───── DATA EXCERPT

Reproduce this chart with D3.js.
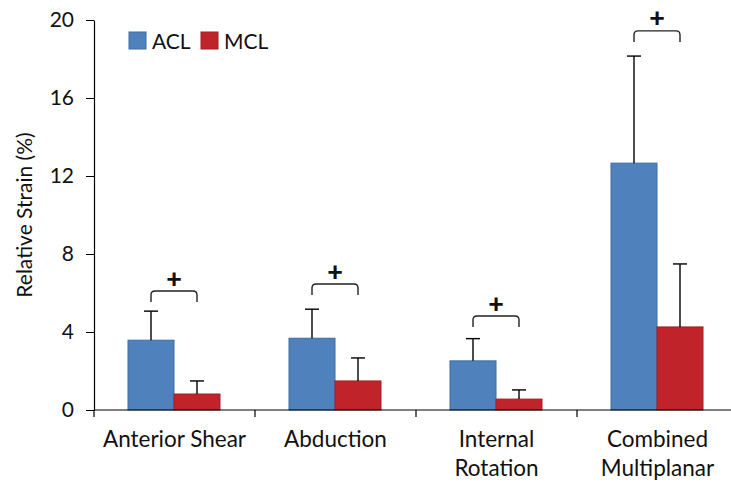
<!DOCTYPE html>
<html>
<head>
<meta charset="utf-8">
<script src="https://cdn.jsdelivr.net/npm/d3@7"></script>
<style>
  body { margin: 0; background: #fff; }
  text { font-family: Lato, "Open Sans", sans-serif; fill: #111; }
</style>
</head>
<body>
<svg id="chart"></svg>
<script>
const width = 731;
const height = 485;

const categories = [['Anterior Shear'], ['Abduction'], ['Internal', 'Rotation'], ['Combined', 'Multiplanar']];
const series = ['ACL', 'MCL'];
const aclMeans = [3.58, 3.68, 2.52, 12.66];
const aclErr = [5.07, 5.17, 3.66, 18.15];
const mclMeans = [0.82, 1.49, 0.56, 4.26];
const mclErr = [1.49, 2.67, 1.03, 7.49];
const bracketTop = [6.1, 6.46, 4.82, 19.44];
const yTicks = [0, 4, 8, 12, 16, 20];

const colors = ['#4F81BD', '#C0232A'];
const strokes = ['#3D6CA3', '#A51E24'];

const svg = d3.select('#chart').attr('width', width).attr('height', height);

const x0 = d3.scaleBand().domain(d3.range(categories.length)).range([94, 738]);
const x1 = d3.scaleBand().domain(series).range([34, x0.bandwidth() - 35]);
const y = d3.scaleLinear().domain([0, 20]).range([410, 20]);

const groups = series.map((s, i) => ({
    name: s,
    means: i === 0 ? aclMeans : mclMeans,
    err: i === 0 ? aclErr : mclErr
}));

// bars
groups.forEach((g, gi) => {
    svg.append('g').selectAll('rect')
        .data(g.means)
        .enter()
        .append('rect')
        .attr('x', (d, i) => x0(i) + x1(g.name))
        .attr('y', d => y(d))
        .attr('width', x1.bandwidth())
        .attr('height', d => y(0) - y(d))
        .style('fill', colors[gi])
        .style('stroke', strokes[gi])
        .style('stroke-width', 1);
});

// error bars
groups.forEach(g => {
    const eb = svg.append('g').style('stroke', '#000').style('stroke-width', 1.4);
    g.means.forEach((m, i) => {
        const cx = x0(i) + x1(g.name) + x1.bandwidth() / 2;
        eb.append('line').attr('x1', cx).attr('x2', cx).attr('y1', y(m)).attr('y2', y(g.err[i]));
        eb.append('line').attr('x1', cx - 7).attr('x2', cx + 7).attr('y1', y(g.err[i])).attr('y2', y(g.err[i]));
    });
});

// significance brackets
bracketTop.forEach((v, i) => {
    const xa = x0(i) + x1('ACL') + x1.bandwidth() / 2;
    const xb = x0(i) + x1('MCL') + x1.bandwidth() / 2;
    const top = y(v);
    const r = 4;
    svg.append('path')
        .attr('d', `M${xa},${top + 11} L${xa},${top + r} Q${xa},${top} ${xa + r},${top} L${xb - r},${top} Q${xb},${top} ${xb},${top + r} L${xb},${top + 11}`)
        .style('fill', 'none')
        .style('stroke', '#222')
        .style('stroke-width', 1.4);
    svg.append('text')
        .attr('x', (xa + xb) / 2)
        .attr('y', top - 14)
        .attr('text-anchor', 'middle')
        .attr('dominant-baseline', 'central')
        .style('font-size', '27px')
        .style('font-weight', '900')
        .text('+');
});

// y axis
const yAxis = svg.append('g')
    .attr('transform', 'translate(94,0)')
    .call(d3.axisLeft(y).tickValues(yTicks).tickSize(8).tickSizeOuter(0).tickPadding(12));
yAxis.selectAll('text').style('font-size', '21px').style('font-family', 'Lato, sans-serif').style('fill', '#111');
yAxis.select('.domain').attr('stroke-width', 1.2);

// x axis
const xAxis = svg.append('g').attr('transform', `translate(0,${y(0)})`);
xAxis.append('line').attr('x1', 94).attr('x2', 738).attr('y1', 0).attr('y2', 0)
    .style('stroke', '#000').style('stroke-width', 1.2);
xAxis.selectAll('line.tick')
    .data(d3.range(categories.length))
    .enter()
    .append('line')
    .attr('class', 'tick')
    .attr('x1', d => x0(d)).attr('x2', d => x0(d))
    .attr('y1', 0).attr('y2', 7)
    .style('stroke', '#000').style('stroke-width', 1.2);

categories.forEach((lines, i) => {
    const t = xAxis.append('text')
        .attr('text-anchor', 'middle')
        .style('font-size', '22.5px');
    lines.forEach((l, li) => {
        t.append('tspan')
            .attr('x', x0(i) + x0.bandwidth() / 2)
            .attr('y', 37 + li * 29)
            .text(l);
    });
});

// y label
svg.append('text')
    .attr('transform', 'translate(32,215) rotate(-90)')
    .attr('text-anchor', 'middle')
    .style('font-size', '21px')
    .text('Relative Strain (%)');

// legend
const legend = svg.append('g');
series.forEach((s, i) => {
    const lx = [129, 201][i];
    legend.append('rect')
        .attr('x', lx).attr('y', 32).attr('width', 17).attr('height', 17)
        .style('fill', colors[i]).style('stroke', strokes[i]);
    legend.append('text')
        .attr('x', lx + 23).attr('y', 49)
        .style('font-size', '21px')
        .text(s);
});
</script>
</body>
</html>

──────────

PROBLEM DESCRIPTION: Gather and return every line that holds the string "chart".

EXPECTED OUTPUT:
Reproduce this chart with D3.js.
<svg id="chart"></svg>
const svg = d3.select('#chart').attr('width', width).attr('height', height);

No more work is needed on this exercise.